• Problem to work on:
Output the full listing below exactly as it reads, and skip anything that is a picture.

• Dataset excerpt:
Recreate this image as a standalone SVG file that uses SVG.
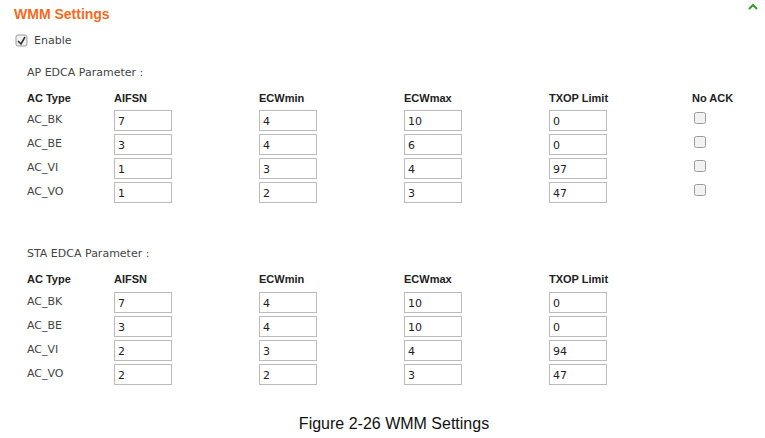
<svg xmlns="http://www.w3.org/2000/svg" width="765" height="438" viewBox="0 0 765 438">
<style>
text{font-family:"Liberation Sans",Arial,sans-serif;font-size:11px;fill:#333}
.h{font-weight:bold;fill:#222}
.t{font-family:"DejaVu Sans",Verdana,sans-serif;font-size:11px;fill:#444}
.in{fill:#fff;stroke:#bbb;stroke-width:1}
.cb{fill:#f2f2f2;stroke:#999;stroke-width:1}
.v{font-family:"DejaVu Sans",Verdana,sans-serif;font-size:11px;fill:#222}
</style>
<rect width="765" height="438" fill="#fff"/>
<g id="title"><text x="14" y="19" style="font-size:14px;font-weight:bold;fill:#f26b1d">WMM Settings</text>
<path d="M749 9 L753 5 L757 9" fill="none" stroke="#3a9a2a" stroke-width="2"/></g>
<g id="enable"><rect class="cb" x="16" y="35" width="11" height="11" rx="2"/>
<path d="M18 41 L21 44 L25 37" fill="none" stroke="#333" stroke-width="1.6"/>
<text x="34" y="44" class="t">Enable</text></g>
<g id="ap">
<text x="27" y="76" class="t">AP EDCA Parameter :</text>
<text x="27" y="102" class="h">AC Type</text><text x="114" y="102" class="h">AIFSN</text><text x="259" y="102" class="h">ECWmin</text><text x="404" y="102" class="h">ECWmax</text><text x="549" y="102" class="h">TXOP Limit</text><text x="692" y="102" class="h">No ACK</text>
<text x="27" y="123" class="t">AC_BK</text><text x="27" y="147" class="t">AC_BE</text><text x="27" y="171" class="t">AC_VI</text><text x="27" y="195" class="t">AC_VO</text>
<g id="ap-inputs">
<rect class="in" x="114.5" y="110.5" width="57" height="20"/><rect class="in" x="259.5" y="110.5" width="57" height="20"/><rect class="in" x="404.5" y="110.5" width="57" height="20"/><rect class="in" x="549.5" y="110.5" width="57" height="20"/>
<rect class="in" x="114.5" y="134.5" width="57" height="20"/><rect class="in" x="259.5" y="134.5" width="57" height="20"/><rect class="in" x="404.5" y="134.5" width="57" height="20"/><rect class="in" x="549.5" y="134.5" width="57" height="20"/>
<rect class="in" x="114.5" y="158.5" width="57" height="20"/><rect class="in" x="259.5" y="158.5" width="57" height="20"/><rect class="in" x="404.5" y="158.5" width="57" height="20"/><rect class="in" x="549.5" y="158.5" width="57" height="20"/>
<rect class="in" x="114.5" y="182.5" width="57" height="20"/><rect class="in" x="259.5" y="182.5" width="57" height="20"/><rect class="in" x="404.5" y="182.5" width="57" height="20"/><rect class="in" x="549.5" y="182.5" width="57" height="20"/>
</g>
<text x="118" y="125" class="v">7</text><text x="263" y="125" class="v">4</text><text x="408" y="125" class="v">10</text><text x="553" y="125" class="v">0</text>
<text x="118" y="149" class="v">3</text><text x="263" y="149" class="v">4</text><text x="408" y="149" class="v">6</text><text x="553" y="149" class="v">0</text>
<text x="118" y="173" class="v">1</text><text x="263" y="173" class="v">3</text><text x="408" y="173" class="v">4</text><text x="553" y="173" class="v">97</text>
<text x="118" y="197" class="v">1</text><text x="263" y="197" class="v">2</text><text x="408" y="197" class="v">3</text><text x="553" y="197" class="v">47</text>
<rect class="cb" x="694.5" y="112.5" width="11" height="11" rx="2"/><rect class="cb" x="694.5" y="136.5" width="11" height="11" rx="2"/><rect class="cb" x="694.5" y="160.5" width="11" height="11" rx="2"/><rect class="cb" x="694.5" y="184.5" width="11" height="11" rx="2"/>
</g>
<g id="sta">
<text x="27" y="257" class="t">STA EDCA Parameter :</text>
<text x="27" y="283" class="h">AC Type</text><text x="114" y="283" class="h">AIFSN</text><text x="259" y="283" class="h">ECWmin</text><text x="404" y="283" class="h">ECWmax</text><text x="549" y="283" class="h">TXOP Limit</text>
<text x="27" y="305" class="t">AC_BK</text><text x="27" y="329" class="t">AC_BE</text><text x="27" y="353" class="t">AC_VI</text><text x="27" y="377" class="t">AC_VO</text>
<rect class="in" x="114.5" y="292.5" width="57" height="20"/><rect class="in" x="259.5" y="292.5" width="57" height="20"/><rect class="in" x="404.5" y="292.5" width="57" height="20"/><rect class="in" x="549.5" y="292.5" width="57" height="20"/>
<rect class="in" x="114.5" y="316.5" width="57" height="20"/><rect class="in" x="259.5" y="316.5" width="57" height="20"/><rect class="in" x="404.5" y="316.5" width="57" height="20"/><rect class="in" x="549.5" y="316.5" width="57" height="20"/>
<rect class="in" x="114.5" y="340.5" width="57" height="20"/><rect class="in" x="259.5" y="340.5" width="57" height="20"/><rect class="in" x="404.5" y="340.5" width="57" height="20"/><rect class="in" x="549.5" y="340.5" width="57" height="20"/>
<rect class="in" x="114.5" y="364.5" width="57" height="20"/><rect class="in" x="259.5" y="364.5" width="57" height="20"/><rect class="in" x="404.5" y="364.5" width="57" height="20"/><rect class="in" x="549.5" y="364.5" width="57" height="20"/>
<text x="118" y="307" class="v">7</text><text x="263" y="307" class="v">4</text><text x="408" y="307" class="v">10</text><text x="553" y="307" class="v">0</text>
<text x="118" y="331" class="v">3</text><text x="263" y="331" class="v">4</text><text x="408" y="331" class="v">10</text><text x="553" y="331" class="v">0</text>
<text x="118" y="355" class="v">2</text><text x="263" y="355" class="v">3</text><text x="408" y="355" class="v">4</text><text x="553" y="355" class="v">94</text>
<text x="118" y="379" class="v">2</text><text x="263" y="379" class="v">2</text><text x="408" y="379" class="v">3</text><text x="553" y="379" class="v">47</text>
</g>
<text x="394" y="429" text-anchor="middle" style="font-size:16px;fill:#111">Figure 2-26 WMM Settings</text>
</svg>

• Solution to this problem:
Recreate this image as a standalone SVG file that uses SVG.
<svg xmlns="http://www.w3.org/2000/svg" width="765" height="438" viewBox="0 0 765 438">
<style>
text{font-family:"Liberation Sans",Arial,sans-serif;font-size:11px;fill:#333}
.h{font-weight:bold;fill:#222}
.t{font-family:"DejaVu Sans",Verdana,sans-serif;font-size:11px;fill:#444}
.in{fill:#fff;stroke:#bbb;stroke-width:1}
.cb{fill:#f2f2f2;stroke:#999;stroke-width:1}
.v{font-family:"DejaVu Sans",Verdana,sans-serif;font-size:11px;fill:#222}
</style>
<rect width="765" height="438" fill="#fff"/>
<g id="title"><text x="14" y="19" style="font-size:14px;font-weight:bold;fill:#f26b1d">WMM Settings</text>
<path d="M749 9 L753 5 L757 9" fill="none" stroke="#3a9a2a" stroke-width="2"/></g>
<g id="enable"><rect class="cb" x="16" y="35" width="11" height="11" rx="2"/>
<path d="M18 41 L21 44 L25 37" fill="none" stroke="#333" stroke-width="1.6"/>
<text x="34" y="44" class="t">Enable</text></g>
<g id="ap">
<text x="27" y="76" class="t">AP EDCA Parameter :</text>
<text x="27" y="102" class="h">AC Type</text><text x="114" y="102" class="h">AIFSN</text><text x="259" y="102" class="h">ECWmin</text><text x="404" y="102" class="h">ECWmax</text><text x="549" y="102" class="h">TXOP Limit</text><text x="692" y="102" class="h">No ACK</text>
<text x="27" y="123" class="t">AC_BK</text><text x="27" y="147" class="t">AC_BE</text><text x="27" y="171" class="t">AC_VI</text><text x="27" y="195" class="t">AC_VO</text>
<g id="ap-inputs">
<rect class="in" x="114.5" y="110.5" width="57" height="20"/><rect class="in" x="259.5" y="110.5" width="57" height="20"/><rect class="in" x="404.5" y="110.5" width="57" height="20"/><rect class="in" x="549.5" y="110.5" width="57" height="20"/>
<rect class="in" x="114.5" y="134.5" width="57" height="20"/><rect class="in" x="259.5" y="134.5" width="57" height="20"/><rect class="in" x="404.5" y="134.5" width="57" height="20"/><rect class="in" x="549.5" y="134.5" width="57" height="20"/>
<rect class="in" x="114.5" y="158.5" width="57" height="20"/><rect class="in" x="259.5" y="158.5" width="57" height="20"/><rect class="in" x="404.5" y="158.5" width="57" height="20"/><rect class="in" x="549.5" y="158.5" width="57" height="20"/>
<rect class="in" x="114.5" y="182.5" width="57" height="20"/><rect class="in" x="259.5" y="182.5" width="57" height="20"/><rect class="in" x="404.5" y="182.5" width="57" height="20"/><rect class="in" x="549.5" y="182.5" width="57" height="20"/>
</g>
<text x="118" y="125" class="v">7</text><text x="263" y="125" class="v">4</text><text x="408" y="125" class="v">10</text><text x="553" y="125" class="v">0</text>
<text x="118" y="149" class="v">3</text><text x="263" y="149" class="v">4</text><text x="408" y="149" class="v">6</text><text x="553" y="149" class="v">0</text>
<text x="118" y="173" class="v">1</text><text x="263" y="173" class="v">3</text><text x="408" y="173" class="v">4</text><text x="553" y="173" class="v">97</text>
<text x="118" y="197" class="v">1</text><text x="263" y="197" class="v">2</text><text x="408" y="197" class="v">3</text><text x="553" y="197" class="v">47</text>
<rect class="cb" x="694.5" y="112.5" width="11" height="11" rx="2"/><rect class="cb" x="694.5" y="136.5" width="11" height="11" rx="2"/><rect class="cb" x="694.5" y="160.5" width="11" height="11" rx="2"/><rect class="cb" x="694.5" y="184.5" width="11" height="11" rx="2"/>
</g>
<g id="sta">
<text x="27" y="257" class="t">STA EDCA Parameter :</text>
<text x="27" y="283" class="h">AC Type</text><text x="114" y="283" class="h">AIFSN</text><text x="259" y="283" class="h">ECWmin</text><text x="404" y="283" class="h">ECWmax</text><text x="549" y="283" class="h">TXOP Limit</text>
<text x="27" y="305" class="t">AC_BK</text><text x="27" y="329" class="t">AC_BE</text><text x="27" y="353" class="t">AC_VI</text><text x="27" y="377" class="t">AC_VO</text>
<rect class="in" x="114.5" y="292.5" width="57" height="20"/><rect class="in" x="259.5" y="292.5" width="57" height="20"/><rect class="in" x="404.5" y="292.5" width="57" height="20"/><rect class="in" x="549.5" y="292.5" width="57" height="20"/>
<rect class="in" x="114.5" y="316.5" width="57" height="20"/><rect class="in" x="259.5" y="316.5" width="57" height="20"/><rect class="in" x="404.5" y="316.5" width="57" height="20"/><rect class="in" x="549.5" y="316.5" width="57" height="20"/>
<rect class="in" x="114.5" y="340.5" width="57" height="20"/><rect class="in" x="259.5" y="340.5" width="57" height="20"/><rect class="in" x="404.5" y="340.5" width="57" height="20"/><rect class="in" x="549.5" y="340.5" width="57" height="20"/>
<rect class="in" x="114.5" y="364.5" width="57" height="20"/><rect class="in" x="259.5" y="364.5" width="57" height="20"/><rect class="in" x="404.5" y="364.5" width="57" height="20"/><rect class="in" x="549.5" y="364.5" width="57" height="20"/>
<text x="118" y="307" class="v">7</text><text x="263" y="307" class="v">4</text><text x="408" y="307" class="v">10</text><text x="553" y="307" class="v">0</text>
<text x="118" y="331" class="v">3</text><text x="263" y="331" class="v">4</text><text x="408" y="331" class="v">10</text><text x="553" y="331" class="v">0</text>
<text x="118" y="355" class="v">2</text><text x="263" y="355" class="v">3</text><text x="408" y="355" class="v">4</text><text x="553" y="355" class="v">94</text>
<text x="118" y="379" class="v">2</text><text x="263" y="379" class="v">2</text><text x="408" y="379" class="v">3</text><text x="553" y="379" class="v">47</text>
</g>
<text x="394" y="429" text-anchor="middle" style="font-size:16px;fill:#111">Figure 2-26 WMM Settings</text>
</svg>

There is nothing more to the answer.